*Set task*:
From the first line of the listing below, retype each line up to and including the one with "var font = 'Liberation"; pictures stay out.
— Start of Data segment —
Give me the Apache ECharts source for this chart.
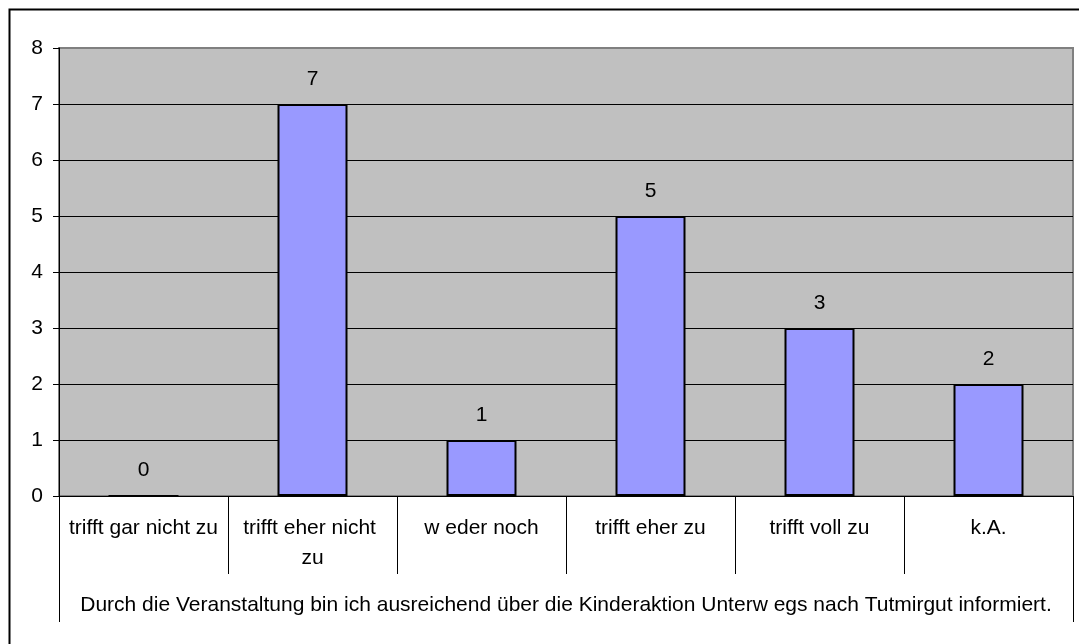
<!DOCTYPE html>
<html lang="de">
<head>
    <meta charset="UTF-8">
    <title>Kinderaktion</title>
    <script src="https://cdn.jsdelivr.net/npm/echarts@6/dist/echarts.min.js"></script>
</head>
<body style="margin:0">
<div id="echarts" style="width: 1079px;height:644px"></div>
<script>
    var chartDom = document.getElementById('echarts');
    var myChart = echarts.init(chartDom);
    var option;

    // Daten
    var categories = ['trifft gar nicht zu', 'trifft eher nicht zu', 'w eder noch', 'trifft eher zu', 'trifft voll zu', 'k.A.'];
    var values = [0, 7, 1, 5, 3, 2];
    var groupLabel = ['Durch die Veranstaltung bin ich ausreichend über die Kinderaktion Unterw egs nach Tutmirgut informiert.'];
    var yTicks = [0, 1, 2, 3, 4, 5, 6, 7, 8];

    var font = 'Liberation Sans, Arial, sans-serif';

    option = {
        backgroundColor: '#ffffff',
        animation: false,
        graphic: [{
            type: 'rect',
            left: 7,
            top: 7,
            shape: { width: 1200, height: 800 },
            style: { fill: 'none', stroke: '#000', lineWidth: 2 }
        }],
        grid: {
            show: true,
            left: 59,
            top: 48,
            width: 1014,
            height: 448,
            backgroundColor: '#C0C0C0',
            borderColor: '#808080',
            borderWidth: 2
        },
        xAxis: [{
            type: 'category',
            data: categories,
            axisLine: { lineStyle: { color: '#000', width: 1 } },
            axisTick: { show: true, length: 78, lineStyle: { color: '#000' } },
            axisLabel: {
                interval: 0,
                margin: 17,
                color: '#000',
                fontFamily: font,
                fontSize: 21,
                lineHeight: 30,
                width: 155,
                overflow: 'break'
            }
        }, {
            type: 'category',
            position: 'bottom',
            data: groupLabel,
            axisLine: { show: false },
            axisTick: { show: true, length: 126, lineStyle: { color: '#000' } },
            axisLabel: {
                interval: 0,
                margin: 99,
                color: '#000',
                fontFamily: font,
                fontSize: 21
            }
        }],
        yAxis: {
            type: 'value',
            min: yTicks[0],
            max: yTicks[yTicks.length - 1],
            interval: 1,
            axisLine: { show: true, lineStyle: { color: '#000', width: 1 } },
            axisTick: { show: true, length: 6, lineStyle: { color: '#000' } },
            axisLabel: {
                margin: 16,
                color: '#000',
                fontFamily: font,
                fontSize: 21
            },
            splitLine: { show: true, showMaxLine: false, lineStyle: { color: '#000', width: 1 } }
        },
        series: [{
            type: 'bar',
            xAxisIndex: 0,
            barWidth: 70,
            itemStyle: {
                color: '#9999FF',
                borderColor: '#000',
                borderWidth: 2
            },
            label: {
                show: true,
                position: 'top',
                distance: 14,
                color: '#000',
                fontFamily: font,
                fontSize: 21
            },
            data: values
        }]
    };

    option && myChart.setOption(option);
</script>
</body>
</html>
— End of Data segment —
*Task answer*:
Give me the Apache ECharts source for this chart.
<!DOCTYPE html>
<html lang="de">
<head>
    <meta charset="UTF-8">
    <title>Kinderaktion</title>
    <script src="https://cdn.jsdelivr.net/npm/echarts@6/dist/echarts.min.js"></script>
</head>
<body style="margin:0">
<div id="echarts" style="width: 1079px;height:644px"></div>
<script>
    var chartDom = document.getElementById('echarts');
    var myChart = echarts.init(chartDom);
    var option;

    // Daten
    var categories = ['trifft gar nicht zu', 'trifft eher nicht zu', 'w eder noch', 'trifft eher zu', 'trifft voll zu', 'k.A.'];
    var values = [0, 7, 1, 5, 3, 2];
    var groupLabel = ['Durch die Veranstaltung bin ich ausreichend über die Kinderaktion Unterw egs nach Tutmirgut informiert.'];
    var yTicks = [0, 1, 2, 3, 4, 5, 6, 7, 8];

    var font = 'Liberation Sans, Arial, sans-serif';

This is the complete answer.